Lesson 10: East African Rifting

Rift Lakes and Paleoclimate

The floor of the East African Rift is dotted with lakes. Take a look at a map of Africa and start counting and naming the lakes within the Rift from northern Ethiopia through Kenya and southward to Mozambique. Interestingly, the largest and best known African Lake ( Victoria) lies in a broad depression on the high topography of the Kenya plateau, rather than within the rift itself. So despite the major importance of Lake Victoria (its fishing industries are a significant economic driver in Kenya, Tanzania, and Uganda) we will not devote our attention to this lake.

Most of the Rift lakes are characterized by unusual chemical signatures and animal assemblages. Both of these features result from the isolation of the individual lakes: most of the lakes are not fed by major rivers (they catch rainfall from the surrounding slopes) and do not drain towards the ocean (they do not have river outlets). Water – and animal species – trapped within the lakes changes over time to reflect the unique features of elevation, topography, surrounding geology, and climate that define each lake.
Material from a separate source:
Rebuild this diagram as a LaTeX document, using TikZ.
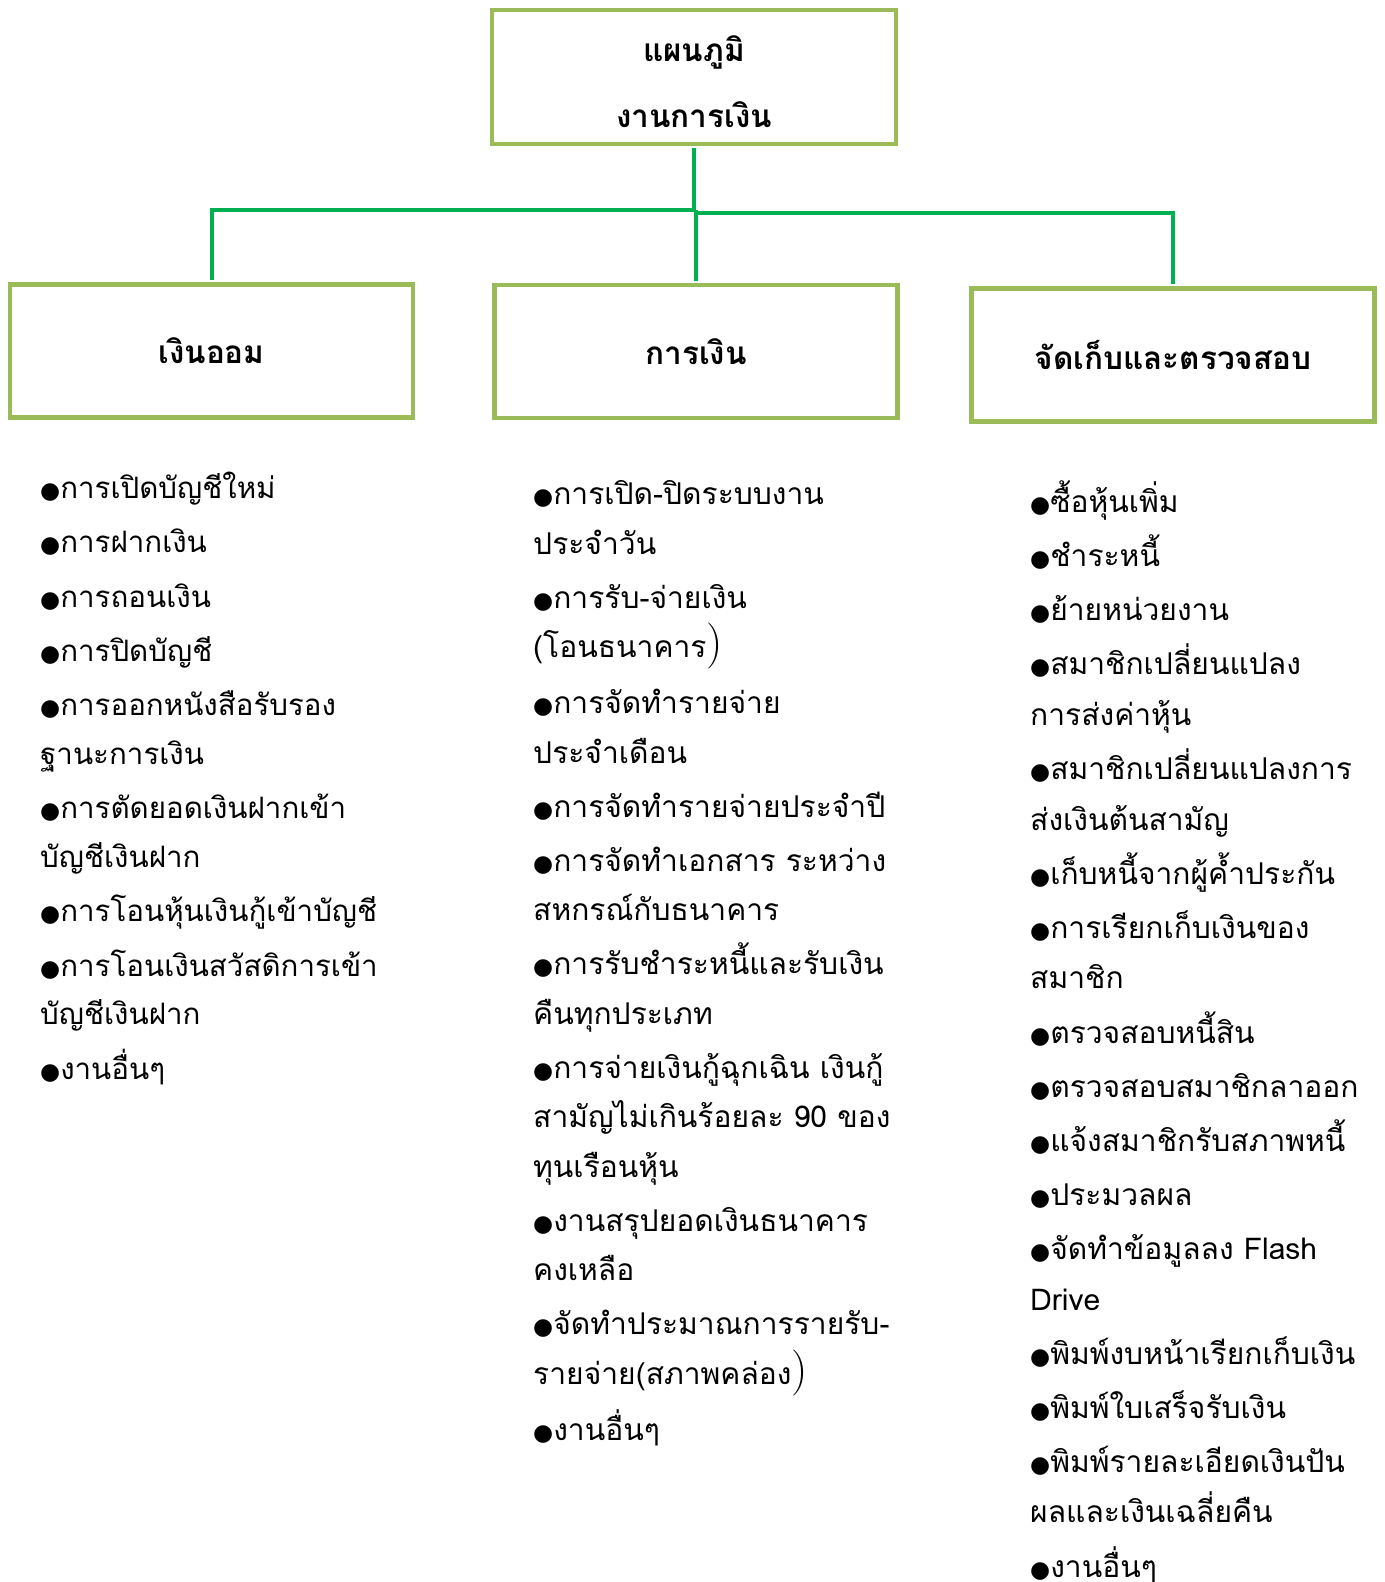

Lake Tanganyika is the seventh biggest lake in the world, with an area of about 34 000 km². The lake is 650 km long and up to 60 km wide. The maximum depth is about 1470 metres (just about a mile), which ranks it as the second deepest lake of the world after Lake Baikal in Russia. Its borders are all steep faults that define the African Rift, and the lake itself is made up of several small basins connected together to form a single deep structure. Lake Tanganyika is one of the oldest lakes known on the planet. It has been isolated from the other African lakes for an extremely long time–at least 20 million years–and there are more than 200 different species of fish and mollusks that are found only in this one lake. The species are specialized to exist in many different micro-habitats of the lake shore, where steep rocky slopes dominate over shallow shorelines. Some fish species inhabit only a tiny fraction of the coastal region during the breeding and juvenile phases.

Satellite image of Lake Tanganyika - Contact your instructor if you are unable to see or interpret this graphic.

Satellite image of Lake Tanganyika. Source: NASA.

In addition to the many local habitats, Lake Tanganyika is characterized by some pretty unusual chemistry. Its pH has been measured to fall between 8.8-9.3 (remember that pH 7 represents a neutral solution, so the waters of Lake Tanganyika are quite basic, or “hard,” and are very rich in sodium, magnesium, and calcium). When scientists and explorers first came to Lake Tanganyika to make systematic surveys of the snails, fish, and crabs, they interpreted the lake as having been part of an ocean basin, because the animal life was so different from that found in African and European fresh-water lakes. Most of the water is estimated to be 20 million years old, having been trapped within the lake as it first formed, and it contains very little oxygen to support life; there is also a high content of hydrogen sulfide, which does not make the water suitable for most species. As a result, the lake is incredibly clear and clean, and you can see at least 20 meters down easily.